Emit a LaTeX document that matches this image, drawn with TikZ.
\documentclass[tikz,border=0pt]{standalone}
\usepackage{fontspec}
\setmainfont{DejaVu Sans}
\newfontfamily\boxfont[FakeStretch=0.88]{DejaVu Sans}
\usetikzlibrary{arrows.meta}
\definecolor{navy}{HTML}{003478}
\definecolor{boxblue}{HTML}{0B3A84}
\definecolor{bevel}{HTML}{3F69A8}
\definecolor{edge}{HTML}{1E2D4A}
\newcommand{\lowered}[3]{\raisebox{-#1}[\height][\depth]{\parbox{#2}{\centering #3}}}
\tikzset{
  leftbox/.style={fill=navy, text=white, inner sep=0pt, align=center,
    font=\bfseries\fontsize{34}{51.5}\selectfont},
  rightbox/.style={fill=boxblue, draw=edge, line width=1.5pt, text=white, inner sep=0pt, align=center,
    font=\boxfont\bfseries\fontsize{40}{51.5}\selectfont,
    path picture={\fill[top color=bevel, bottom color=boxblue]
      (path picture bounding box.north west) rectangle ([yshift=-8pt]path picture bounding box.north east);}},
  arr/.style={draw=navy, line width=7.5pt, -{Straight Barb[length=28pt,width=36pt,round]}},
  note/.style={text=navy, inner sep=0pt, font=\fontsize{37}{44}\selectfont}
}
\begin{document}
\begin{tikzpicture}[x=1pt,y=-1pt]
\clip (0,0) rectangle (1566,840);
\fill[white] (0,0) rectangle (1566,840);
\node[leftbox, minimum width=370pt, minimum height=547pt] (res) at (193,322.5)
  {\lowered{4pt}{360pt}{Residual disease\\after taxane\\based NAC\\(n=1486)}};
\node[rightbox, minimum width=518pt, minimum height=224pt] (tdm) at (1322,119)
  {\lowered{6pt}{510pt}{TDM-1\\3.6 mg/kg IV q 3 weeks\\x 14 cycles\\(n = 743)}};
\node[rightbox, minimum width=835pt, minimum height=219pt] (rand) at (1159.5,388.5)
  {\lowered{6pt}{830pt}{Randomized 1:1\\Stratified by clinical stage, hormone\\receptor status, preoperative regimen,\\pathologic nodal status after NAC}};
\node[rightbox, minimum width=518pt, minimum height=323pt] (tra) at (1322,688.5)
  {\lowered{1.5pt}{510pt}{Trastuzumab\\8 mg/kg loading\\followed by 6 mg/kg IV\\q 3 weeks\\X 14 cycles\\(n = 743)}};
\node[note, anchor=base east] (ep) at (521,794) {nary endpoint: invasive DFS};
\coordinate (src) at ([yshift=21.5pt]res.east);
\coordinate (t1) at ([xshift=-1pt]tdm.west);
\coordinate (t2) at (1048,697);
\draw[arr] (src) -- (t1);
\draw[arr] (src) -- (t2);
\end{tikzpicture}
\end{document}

★ ★ ★ ★

### Stated problem
Extract the complete data, matching each line exactly.

### Full output
Emit a LaTeX document that matches this image, drawn with TikZ.
\documentclass[tikz,border=0pt]{standalone}
\usepackage{fontspec}
\setmainfont{DejaVu Sans}
\newfontfamily\boxfont[FakeStretch=0.88]{DejaVu Sans}
\usetikzlibrary{arrows.meta}
\definecolor{navy}{HTML}{003478}
\definecolor{boxblue}{HTML}{0B3A84}
\definecolor{bevel}{HTML}{3F69A8}
\definecolor{edge}{HTML}{1E2D4A}
\newcommand{\lowered}[3]{\raisebox{-#1}[\height][\depth]{\parbox{#2}{\centering #3}}}
\tikzset{
  leftbox/.style={fill=navy, text=white, inner sep=0pt, align=center,
    font=\bfseries\fontsize{34}{51.5}\selectfont},
  rightbox/.style={fill=boxblue, draw=edge, line width=1.5pt, text=white, inner sep=0pt, align=center,
    font=\boxfont\bfseries\fontsize{40}{51.5}\selectfont,
    path picture={\fill[top color=bevel, bottom color=boxblue]
      (path picture bounding box.north west) rectangle ([yshift=-8pt]path picture bounding box.north east);}},
  arr/.style={draw=navy, line width=7.5pt, -{Straight Barb[length=28pt,width=36pt,round]}},
  note/.style={text=navy, inner sep=0pt, font=\fontsize{37}{44}\selectfont}
}
\begin{document}
\begin{tikzpicture}[x=1pt,y=-1pt]
\clip (0,0) rectangle (1566,840);
\fill[white] (0,0) rectangle (1566,840);
\node[leftbox, minimum width=370pt, minimum height=547pt] (res) at (193,322.5)
  {\lowered{4pt}{360pt}{Residual disease\\after taxane\\based NAC\\(n=1486)}};
\node[rightbox, minimum width=518pt, minimum height=224pt] (tdm) at (1322,119)
  {\lowered{6pt}{510pt}{TDM-1\\3.6 mg/kg IV q 3 weeks\\x 14 cycles\\(n = 743)}};
\node[rightbox, minimum width=835pt, minimum height=219pt] (rand) at (1159.5,388.5)
  {\lowered{6pt}{830pt}{Randomized 1:1\\Stratified by clinical stage, hormone\\receptor status, preoperative regimen,\\pathologic nodal status after NAC}};
\node[rightbox, minimum width=518pt, minimum height=323pt] (tra) at (1322,688.5)
  {\lowered{1.5pt}{510pt}{Trastuzumab\\8 mg/kg loading\\followed by 6 mg/kg IV\\q 3 weeks\\X 14 cycles\\(n = 743)}};
\node[note, anchor=base east] (ep) at (521,794) {nary endpoint: invasive DFS};
\coordinate (src) at ([yshift=21.5pt]res.east);
\coordinate (t1) at ([xshift=-1pt]tdm.west);
\coordinate (t2) at (1048,697);
\draw[arr] (src) -- (t1);
\draw[arr] (src) -- (t2);
\end{tikzpicture}
\end{document}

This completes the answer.